No matter what kind of job you do, if there is a risk of being around dust, then that dust could lead to injuries. Dust is a recognized occupational hazard. It can cause serious health issues such as respiratory diseases and skin conditions.
In the short term, dust may cause irritation or coughing, but long term, it can lead to further damage. Depending on the kind of dust you’re inhaling, for example, you could end up dealing with asbestos exposure, occupational asthma or other conditions.
Don’t forget the risk to your eyes
Some people forget that the eyes can be damaged by dust, too. Visual disturbances can happen if dust gets into the eyes and occludes the lenses. Your eyes may become irritated. If the dust is scratchy enough, it could actually damage your eyes.
Long-term dangers of dust exposure
In the long term, dust exposure can lead to serious health problems. Sometimes, these take many years to develop.
Common long-term health issues related to dust may include:
- Lung cancer
- Skin cancer
All of these problems may manifest due to the irritation and toxicity of dust particles.

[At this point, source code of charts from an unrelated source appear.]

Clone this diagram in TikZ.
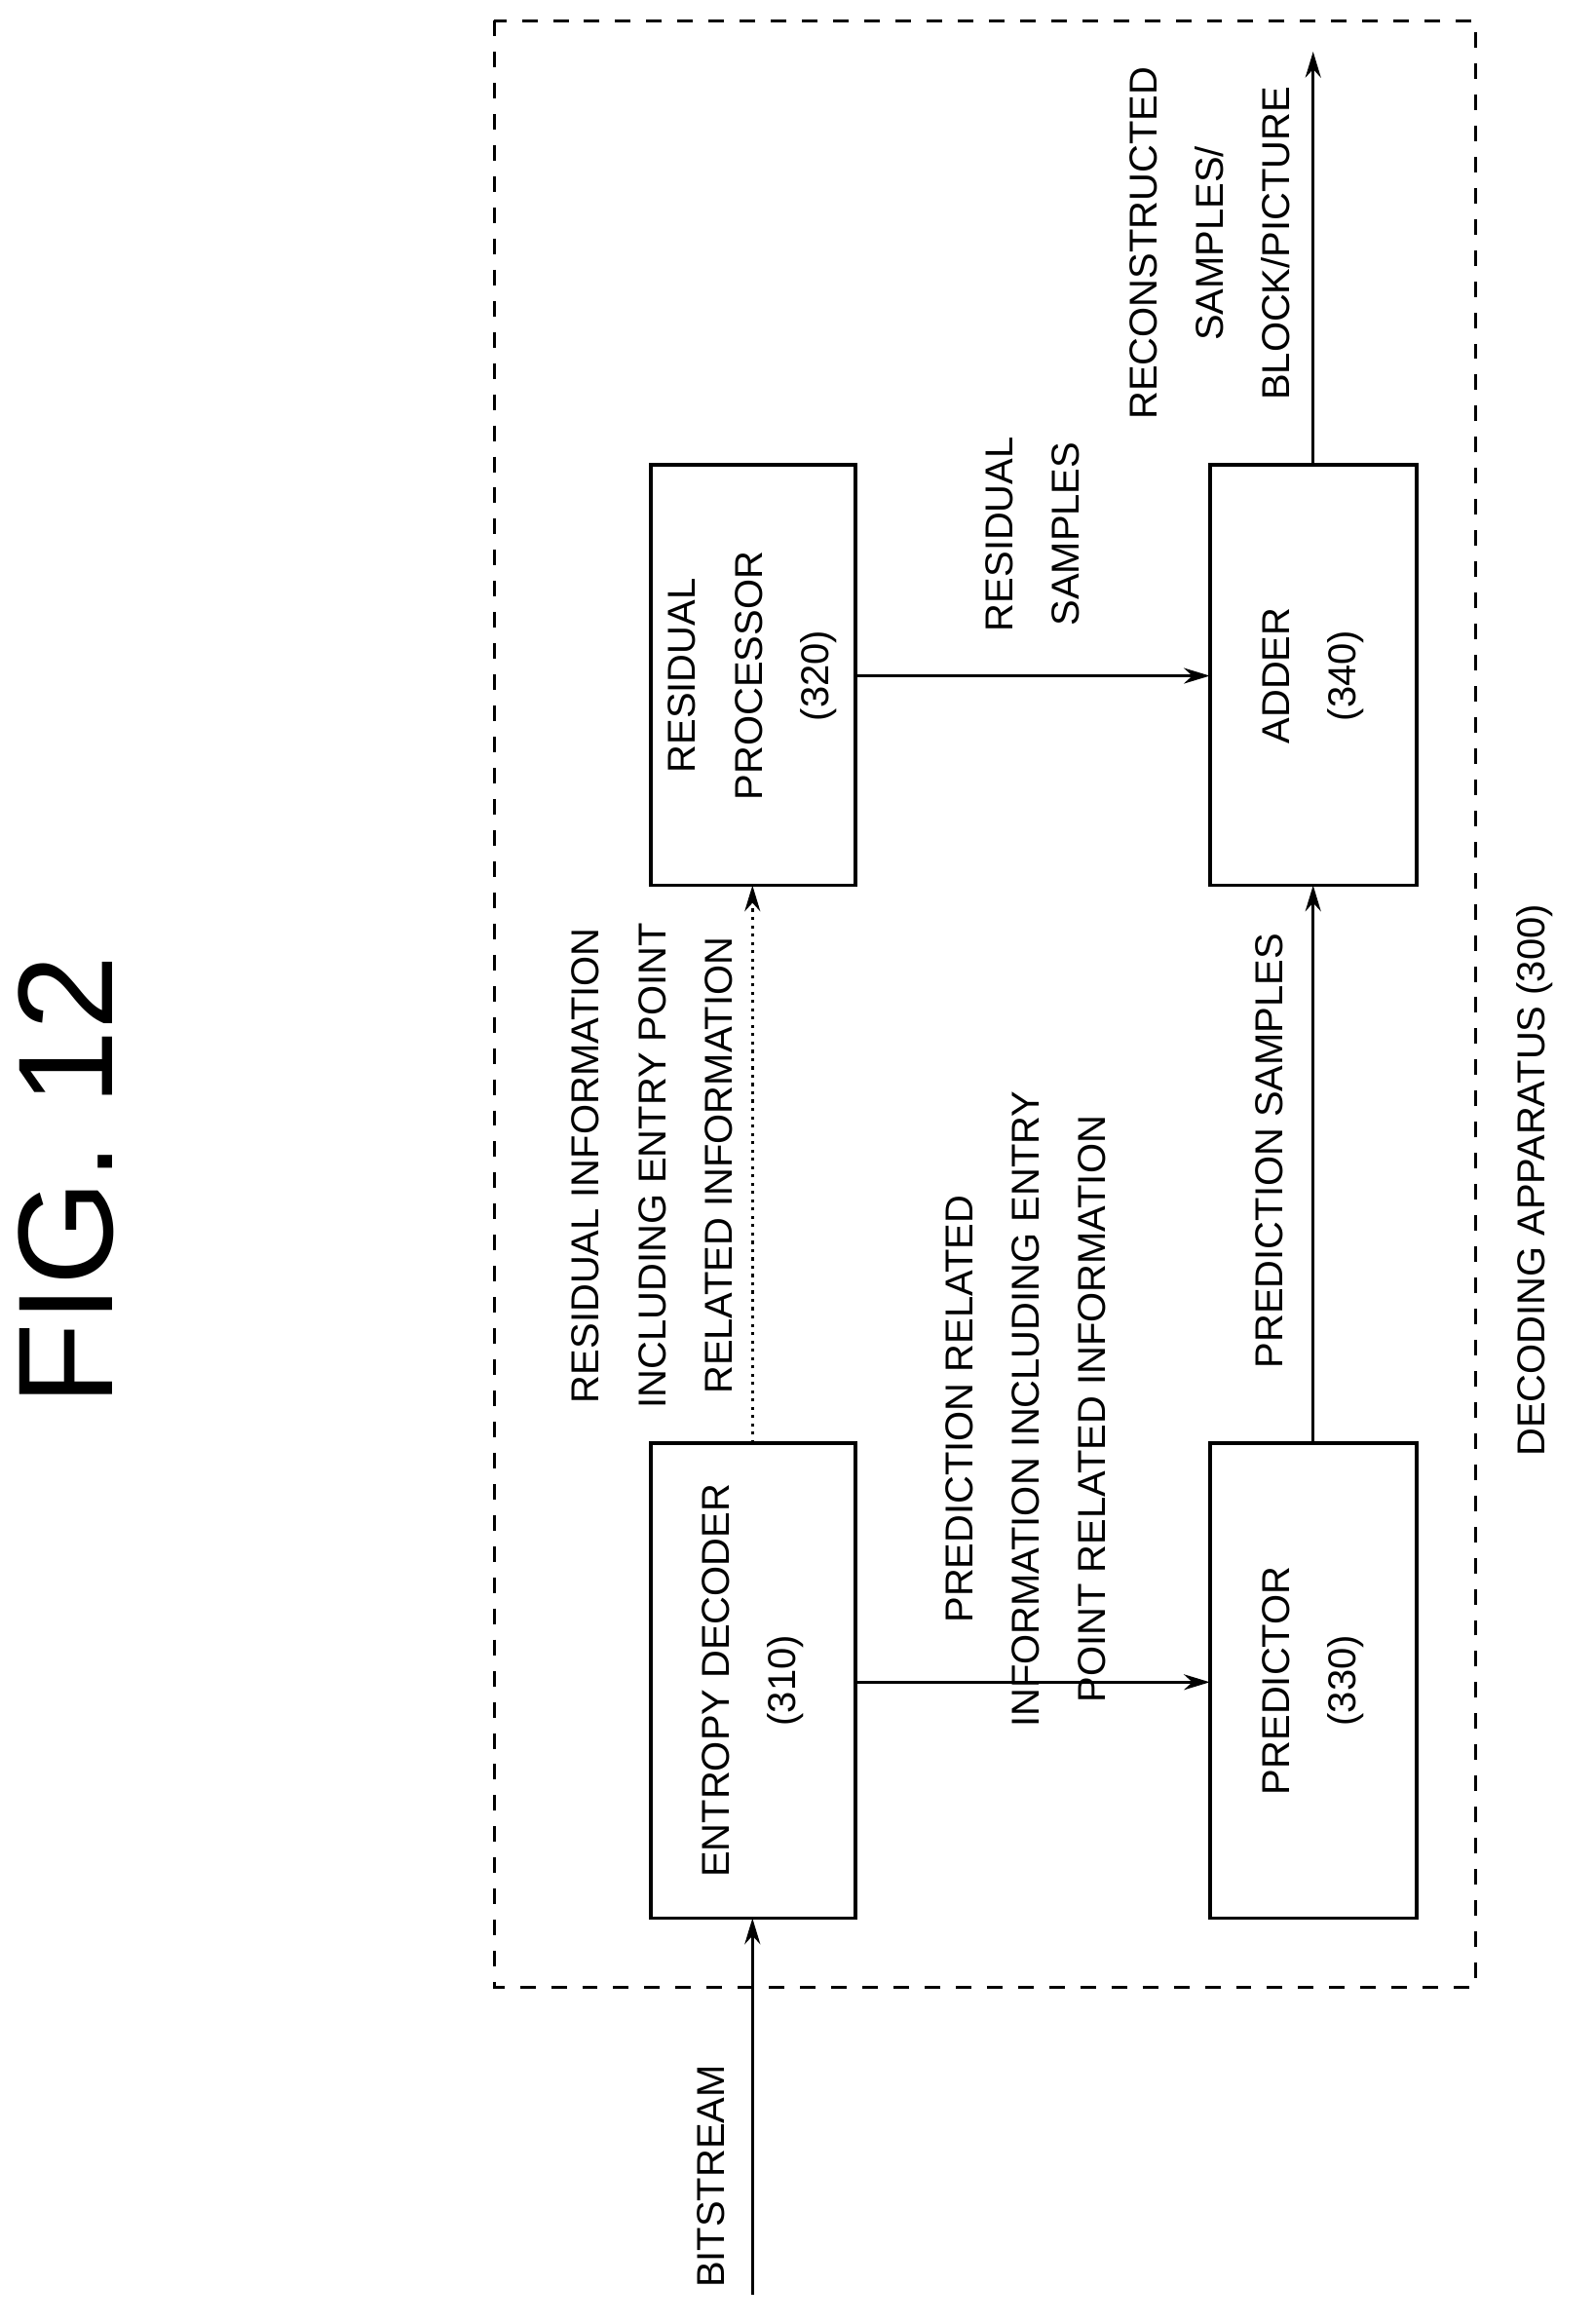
\documentclass[tikz,border=0pt]{standalone}
\usepackage{fontspec}
\setmainfont{Liberation Sans}
\usetikzlibrary{positioning,arrows.meta}
\tikzset{
  blk/.style={draw, line width=0.7pt},
  lbl/.style={rotate=90, align=center, font=\fontsize{7.5}{12.8}\selectfont},
  flow/.style={-{Stealth[length=5pt,width=3pt]}, line width=0.6pt}
}
\begin{document}
\begin{tikzpicture}[x=0.01cm, y=-0.01cm]
  \useasboundingbox (0,0) rectangle (1080,1575);
  % frame and title
  \node[rotate=90, font=\fontsize{26}{30}\selectfont] (fig) at (45,800) {FIG. 12};
  \draw[dashed, line width=0.5pt] (335,14) rectangle (1000,1347);
  \node[lbl] (app) at (1040,800) {DECODING APPARATUS (300)};
  % blocks
  \draw[blk] (441,978) rectangle (580,1300);
  \node[lbl] (ent) at (510,1139) {ENTROPY DECODER\\(310)};
  \draw[blk] (441,315) rectangle (580,600);
  \node[lbl] (res) at (510,458) {RESIDUAL\\PROCESSOR\\(320)};
  \draw[blk] (820,978) rectangle (960,1300);
  \node[lbl] (pred) at (890,1139) {PREDICTOR\\(330)};
  \draw[blk] (820,315) rectangle (960,600);
  \node[lbl] (add) at (890,458) {ADDER\\(340)};
  \coordinate (entT) at (510,978);
  \coordinate (entB) at (510,1300);
  \coordinate (entR) at (580,1140);
  \coordinate (resB) at (510,600);
  \coordinate (resR) at (580,458);
  \coordinate (predL) at (820,1140);
  \coordinate (predT) at (890,978);
  \coordinate (addB) at (890,600);
  \coordinate (addL) at (820,458);
  \coordinate (addT) at (890,315);
  \coordinate (bsin) at (510,1555);
  \coordinate (out) at (890,35);
  % connectors
  \draw[flow] (bsin) -- (entB);
  \draw[flow, densely dotted] (entT) -- (resB);
  \draw[flow] (entR) -- (predL);
  \draw[flow] (predT) -- (addB);
  \draw[flow] (resR) -- (addL);
  \draw[flow] (addT) -- (out);
  % labels
  \node[lbl] (bs) at (482,1475) {BITSTREAM};
  \node[lbl] (l1) at (442,790) {RESIDUAL INFORMATION\\INCLUDING ENTRY POINT\\RELATED INFORMATION};
  \node[lbl] (l2) at (695,955) {PREDICTION RELATED\\INFORMATION INCLUDING ENTRY\\POINT RELATED INFORMATION};
  \node[lbl] (l3) at (860,780) {PREDICTION SAMPLES};
  \node[lbl] (l4) at (700,362) {RESIDUAL\\SAMPLES};
  \node[lbl] (l5) at (820,165) {RECONSTRUCTED\\SAMPLES/\\BLOCK/PICTURE};
\end{tikzpicture}
\end{document}
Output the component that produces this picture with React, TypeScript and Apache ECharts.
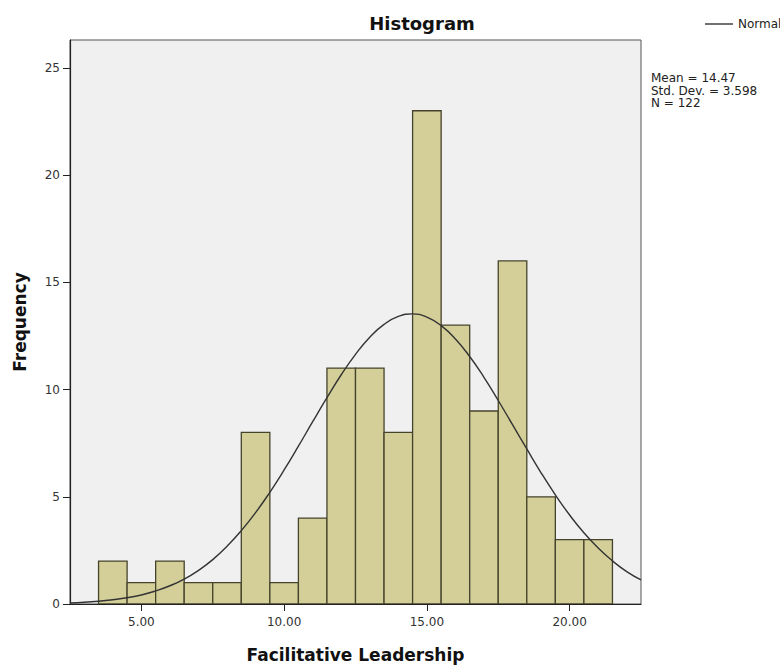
import React, { useEffect, useRef } from "react";
import * as echarts from "echarts";

// Histogram bins (center of each 1-unit bin) and their counts
const BIN_CENTERS = [4, 5, 6, 7, 8, 9, 10, 11, 12, 13, 14, 15, 16, 17, 18, 19, 20, 21];
const FREQUENCIES = [2, 1, 2, 1, 1, 8, 1, 4, 11, 11, 8, 23, 13, 9, 16, 5, 3, 3];
const BIN_WIDTH = 1;

// Normal curve (Mean 14.47, SD 3.598, N 122)
const CURVE_X = [
  2.5, 3, 3.5, 4, 4.5, 5, 5.5, 6, 6.5, 7, 7.5, 8, 8.5, 9, 9.5, 10, 10.5, 11, 11.5, 12,
  12.5, 13, 13.5, 14, 14.5, 15, 15.5, 16, 16.5, 17, 17.5, 18, 18.5, 19, 19.5, 20, 20.5,
  21, 21.5, 22, 22.5,
];
const CURVE_Y = [
  0.05, 0.08, 0.13, 0.2, 0.29, 0.42, 0.61, 0.85, 1.16, 1.57, 2.07, 2.69, 3.42, 4.26, 5.21,
  6.25, 7.36, 8.5, 9.62, 10.69, 11.64, 12.44, 13.04, 13.41, 13.53, 13.38, 12.98, 12.36,
  11.54, 10.57, 9.49, 8.36, 7.23, 6.12, 5.09, 4.15, 3.32, 2.61, 2.01, 1.51, 1.12,
];

const X_TICKS = [5, 10, 15, 20];
const STATS = ["Mean = 14.47", "Std. Dev. = 3.598", "N = 122"];

const FONT = "DejaVu Sans";

export default function App() {
  const ref = useRef<HTMLDivElement>(null);

  useEffect(() => {
    document.body.style.margin = "0";
    if (!ref.current) return;
    const chart = echarts.init(ref.current, null, { renderer: "svg" });

    const barData = BIN_CENTERS.map((c, i) => [c, FREQUENCIES[i]]);
    const curveData = CURVE_X.map((x, i) => [x, CURVE_Y[i]]);

    chart.setOption({
      animation: false,
      backgroundColor: "#ffffff",
      textStyle: { fontFamily: FONT },
      grid: {
        left: 70,
        right: 139,
        top: 40,
        bottom: 64,
        show: true,
        backgroundColor: "#f0f0f0",
        borderColor: "#555555",
        borderWidth: 1,
      },
      legend: {
        show: true,
        left: 700,
        top: 13,
        itemWidth: 28,
        itemHeight: 1.4,
        data: [{ name: "Normal", icon: "rect" }],
        itemStyle: { color: "#333333" },
        textStyle: { fontFamily: FONT, fontSize: 12, color: "#222" },
      },
      xAxis: {
        type: "value",
        min: 2.5,
        max: 22.5,
        name: "Facilitative Leadership",
        nameLocation: "middle",
        nameGap: 42,
        nameTextStyle: { fontFamily: FONT, fontSize: 17, fontWeight: "bold", color: "#111" },
        splitLine: { show: false },
        axisLine: { show: true, lineStyle: { color: "#222", width: 1.2 } },
        axisTick: {
          show: true,
          length: 7,
          customValues: X_TICKS,
          lineStyle: { color: "#222" },
        },
        axisLabel: {
          customValues: X_TICKS,
          margin: 12,
          fontFamily: FONT,
          fontSize: 12,
          color: "#333",
          formatter: (v: number) => v.toFixed(2),
        },
      },
      yAxis: {
        type: "value",
        min: 0,
        max: 26.3,
        interval: 5,
        name: "Frequency",
        nameLocation: "middle",
        nameGap: 42,
        nameTextStyle: { fontFamily: FONT, fontSize: 17, fontWeight: "bold", color: "#111" },
        splitLine: { show: false },
        axisLine: { show: true, lineStyle: { color: "#222", width: 1.2 } },
        axisTick: { show: true, length: 7, lineStyle: { color: "#222" } },
        axisLabel: {
          margin: 10,
          fontFamily: FONT,
          fontSize: 12,
          color: "#333",
          showMaxLabel: false,
        },
      },
      graphic: [
        {
          type: "text",
          x: 422,
          y: 23,
          style: {
            text: "Histogram",
            fontFamily: FONT,
            fontSize: 18,
            fontWeight: "bold",
            fill: "#111",
            align: "center",
            verticalAlign: "middle",
          },
        },
        {
          type: "text",
          x: 651,
          y: 72,
          style: {
            text: STATS.join("\n"),
            fontFamily: FONT,
            fontSize: 12,
            lineHeight: 12.5,
            fill: "#222",
            align: "left",
            verticalAlign: "top",
          },
        },
      ],
      series: [
        {
          type: "custom",
          name: "Frequency",
          data: barData,
          encode: { x: 0, y: 1 },
          clip: true,
          renderItem: (params: any, api: any) => {
            const x = api.value(0);
            const y = api.value(1);
            const p0 = api.coord([x - BIN_WIDTH / 2, y]);
            const p1 = api.coord([x + BIN_WIDTH / 2, 0]);
            return {
              type: "rect",
              shape: { x: p0[0], y: p0[1], width: p1[0] - p0[0], height: p1[1] - p0[1] },
              style: { fill: "#d4cf98", stroke: "#46432c", lineWidth: 1.3 },
            };
          },
        },
        {
          type: "line",
          name: "Normal",
          data: curveData,
          smooth: true,
          symbol: "none",
          showSymbol: false,
          clip: true,
          lineStyle: { color: "#333333", width: 1.4 },
          itemStyle: { color: "#333333" },
          z: 5,
        },
      ],
    });

    return () => chart.dispose();
  }, []);

  return (
    <div
      ref={ref}
      style={{ position: "absolute", left: 0, top: 0, width: 780, height: 668 }}
    />
  );
}
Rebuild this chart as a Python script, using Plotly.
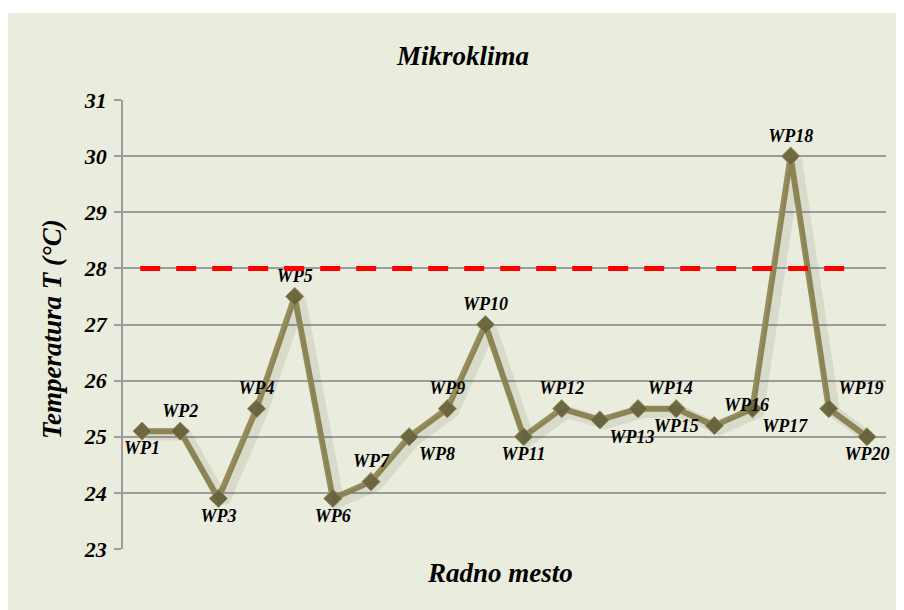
import plotly.graph_objects as go

# ---- data ----
categories = ["WP1", "WP2", "WP3", "WP4", "WP5", "WP6", "WP7", "WP8", "WP9", "WP10",
              "WP11", "WP12", "WP13", "WP14", "WP15", "WP16", "WP17", "WP18", "WP19", "WP20"]
temperatures = [25.1, 25.1, 23.9, 25.5, 27.5, 23.9, 24.2, 25.0, 25.5, 27.0,
                25.0, 25.5, 25.3, 25.5, 25.5, 25.2, 25.5, 30.0, 25.5, 25.0]
limit_value = 28
y_ticks = [23, 24, 25, 26, 27, 28, 29, 30, 31]

title_text = "Mikroklima"
y_title = "Temperatura T (°C)"
x_title = "Radno mesto"

# ---- style ----
label_positions = ["bottom center", "top center", "bottom center", "top center", "top center",
                   "bottom center", "top center", "bottom right", "top center", "top center",
                   "bottom center", "top center", "bottom right", "top right", "bottom center",
                   "top right", "bottom right", "top center", "top right", "bottom center"]

BG = "#EAECDD"
LINE = "#978D5C"
MARK = "#6E6942"
GRID = "#9C9C9C"
SERIF = "Liberation Serif, Times New Roman, serif"

fig = go.Figure()

# soft drop shadow (same data on slightly offset overlay axes)
fig.add_trace(go.Scatter(
    x=categories, y=temperatures, mode="lines",
    line=dict(color="rgba(60,60,40,0.10)", width=12),
    xaxis="x2", yaxis="y2", hoverinfo="skip", showlegend=False,
))

fig.add_trace(go.Scatter(
    x=categories, y=temperatures, mode="lines+markers+text",
    line=dict(color=LINE, width=6),
    marker=dict(symbol="diamond", size=14, color=MARK, line=dict(color="#9A945F", width=1)),
    text=categories, textposition=label_positions,
    textfont=dict(family=SERIF, size=18, color="black", weight="bold", style="italic"),
    cliponaxis=False, showlegend=False,
))

fig.update_layout(
    width=896, height=602,
    margin=dict(l=115, r=18, t=92, b=61),
    paper_bgcolor=BG,
    plot_bgcolor="rgba(0,0,0,0)",
    showlegend=False,
    xaxis=dict(
        type="category", range=[-0.5, 19.5], showticklabels=False,
        showgrid=False, zeroline=False, showline=False, ticks="",
    ),
    yaxis=dict(
        range=[23, 31], tickvals=y_ticks, ticks="outside", ticklen=7, tickwidth=1.5,
        tickcolor=GRID, showgrid=True, gridcolor=GRID, gridwidth=1.5,
        showline=True, linecolor=GRID, linewidth=1.5, zeroline=False,
        tickfont=dict(family=SERIF, size=22, color="black", weight="bold", style="italic"),
        ticklabelstandoff=3,
    ),
    xaxis2=dict(type="category", range=[-0.64, 19.36], overlaying="x", visible=False),
    yaxis2=dict(range=[23.06, 31.06], overlaying="y", visible=False),
    shapes=[
        dict(type="rect", xref="paper", yref="paper", x0=-0.2, x1=1.1,
             y0=1.1938, y1=1.3, fillcolor="white", line=dict(width=0), layer="below"),
        dict(type="line", xref="x", yref="y", x0=-0.05, x1=18.53,
             y0=limit_value, y1=limit_value,
             line=dict(color="#FF0000", width=5, dash="20px,16px"), layer="above"),
    ],
    annotations=[
        dict(text=title_text, xref="paper", yref="paper", x=0.445, y=1.0985,
             xanchor="center", yanchor="middle", showarrow=False,
             font=dict(family=SERIF, size=27, color="black", weight="bold", style="italic")),
        dict(text=y_title, xref="paper", yref="paper", x=-0.093, y=0.49,
             xanchor="center", yanchor="middle", textangle=-90, showarrow=False,
             font=dict(family=SERIF, size=27, color="black", weight="bold", style="italic")),
        dict(text=x_title, xref="paper", yref="paper", x=0.494, y=-0.0535,
             xanchor="center", yanchor="middle", showarrow=False,
             font=dict(family=SERIF, size=27, color="black", weight="bold", style="italic")),
    ],
)

fig.write_html("out.html", post_script="document.body.style.overflow='hidden';")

What can you do to keep yourself safer around dust?
To keep yourself safer, there are a few things that you or your employer can do.
First, focus on good ventilation. Ventilation makes a big difference in how much dust you’re exposed to. When dust is taken out of the air, you’re much less likely to inhale large quantities.
Another thing to consider is wearing a mask when you work with dust. An N95 or other mask can mitigate the exposure by filtering out dust particles that could be dangerous to you.
Your employer should go over safety precautions, so you can be aware and focus on doing what is best for your health. If you are exposed to dust and develop allergies, asthma or other health concerns, let your employer know. You may be able to seek workers’ compensation as well as the medical treatment you need to help you recover from dust exposure and the harm it has caused.